------ INFORMATION GIVEN ------

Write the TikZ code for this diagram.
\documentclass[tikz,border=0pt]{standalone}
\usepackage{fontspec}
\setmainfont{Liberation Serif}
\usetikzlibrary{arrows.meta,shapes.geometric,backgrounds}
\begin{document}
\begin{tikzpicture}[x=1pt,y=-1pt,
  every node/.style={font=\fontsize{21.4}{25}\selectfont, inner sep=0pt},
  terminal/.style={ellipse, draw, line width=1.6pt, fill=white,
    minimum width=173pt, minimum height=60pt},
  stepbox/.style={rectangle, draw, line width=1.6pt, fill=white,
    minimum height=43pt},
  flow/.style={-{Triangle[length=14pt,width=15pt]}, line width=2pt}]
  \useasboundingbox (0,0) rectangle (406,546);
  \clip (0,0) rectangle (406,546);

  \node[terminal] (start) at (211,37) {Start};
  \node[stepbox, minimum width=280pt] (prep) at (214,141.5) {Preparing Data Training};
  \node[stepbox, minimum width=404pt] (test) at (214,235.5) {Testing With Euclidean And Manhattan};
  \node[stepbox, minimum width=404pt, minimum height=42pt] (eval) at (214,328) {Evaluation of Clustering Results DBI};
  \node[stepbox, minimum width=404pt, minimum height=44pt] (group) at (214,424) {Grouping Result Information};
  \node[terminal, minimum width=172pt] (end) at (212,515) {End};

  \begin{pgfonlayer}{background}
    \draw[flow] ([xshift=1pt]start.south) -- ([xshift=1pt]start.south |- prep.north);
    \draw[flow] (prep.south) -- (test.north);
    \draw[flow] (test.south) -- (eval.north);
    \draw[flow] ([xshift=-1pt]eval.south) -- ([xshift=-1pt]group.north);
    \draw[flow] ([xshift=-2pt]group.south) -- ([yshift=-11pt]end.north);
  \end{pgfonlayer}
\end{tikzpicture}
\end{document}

------
------ INFORMATION GIVEN ------

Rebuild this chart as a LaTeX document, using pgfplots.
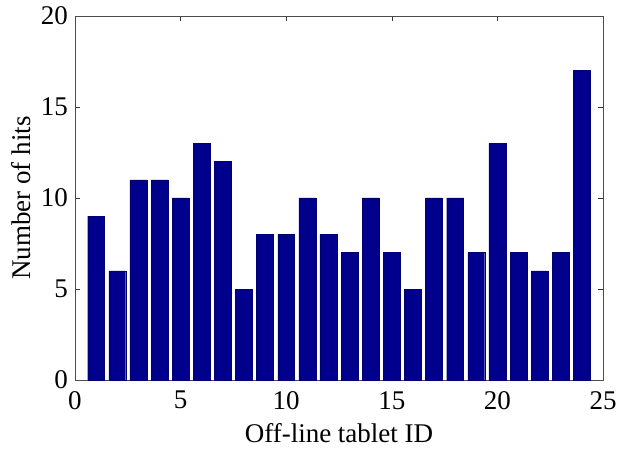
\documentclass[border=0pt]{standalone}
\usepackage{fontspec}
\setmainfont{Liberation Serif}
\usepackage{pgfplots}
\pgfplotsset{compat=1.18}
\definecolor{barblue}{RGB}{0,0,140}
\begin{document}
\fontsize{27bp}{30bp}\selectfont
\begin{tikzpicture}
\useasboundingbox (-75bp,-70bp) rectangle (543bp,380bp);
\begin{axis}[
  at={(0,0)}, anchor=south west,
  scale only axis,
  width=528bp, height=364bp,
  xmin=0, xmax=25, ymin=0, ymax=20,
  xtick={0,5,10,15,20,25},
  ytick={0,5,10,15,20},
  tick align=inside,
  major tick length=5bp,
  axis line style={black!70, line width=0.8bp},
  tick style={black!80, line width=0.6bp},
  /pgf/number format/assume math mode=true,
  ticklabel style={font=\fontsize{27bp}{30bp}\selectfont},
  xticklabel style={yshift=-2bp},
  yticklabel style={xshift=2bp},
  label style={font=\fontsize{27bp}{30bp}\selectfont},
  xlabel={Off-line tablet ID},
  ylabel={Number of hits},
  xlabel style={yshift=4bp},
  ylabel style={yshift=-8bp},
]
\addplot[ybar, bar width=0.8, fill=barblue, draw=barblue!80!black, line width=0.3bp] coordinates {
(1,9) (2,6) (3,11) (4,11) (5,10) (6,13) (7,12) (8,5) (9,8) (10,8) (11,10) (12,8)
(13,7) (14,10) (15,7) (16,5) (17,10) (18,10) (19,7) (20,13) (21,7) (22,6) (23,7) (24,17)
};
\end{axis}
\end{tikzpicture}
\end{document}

------

REQUIRED WORK
Only the lines from the one with "Write the TikZ code for this diagram." to the one with "minimum width=172pt] (end)" are wanted; extract them exactly, both ends included.

ANSWER BELOW
Write the TikZ code for this diagram.
\documentclass[tikz,border=0pt]{standalone}
\usepackage{fontspec}
\setmainfont{Liberation Serif}
\usetikzlibrary{arrows.meta,shapes.geometric,backgrounds}
\begin{document}
\begin{tikzpicture}[x=1pt,y=-1pt,
  every node/.style={font=\fontsize{21.4}{25}\selectfont, inner sep=0pt},
  terminal/.style={ellipse, draw, line width=1.6pt, fill=white,
    minimum width=173pt, minimum height=60pt},
  stepbox/.style={rectangle, draw, line width=1.6pt, fill=white,
    minimum height=43pt},
  flow/.style={-{Triangle[length=14pt,width=15pt]}, line width=2pt}]
  \useasboundingbox (0,0) rectangle (406,546);
  \clip (0,0) rectangle (406,546);

  \node[terminal] (start) at (211,37) {Start};
  \node[stepbox, minimum width=280pt] (prep) at (214,141.5) {Preparing Data Training};
  \node[stepbox, minimum width=404pt] (test) at (214,235.5) {Testing With Euclidean And Manhattan};
  \node[stepbox, minimum width=404pt, minimum height=42pt] (eval) at (214,328) {Evaluation of Clustering Results DBI};
  \node[stepbox, minimum width=404pt, minimum height=44pt] (group) at (214,424) {Grouping Result Information};
  \node[terminal, minimum width=172pt] (end) at (212,515) {End};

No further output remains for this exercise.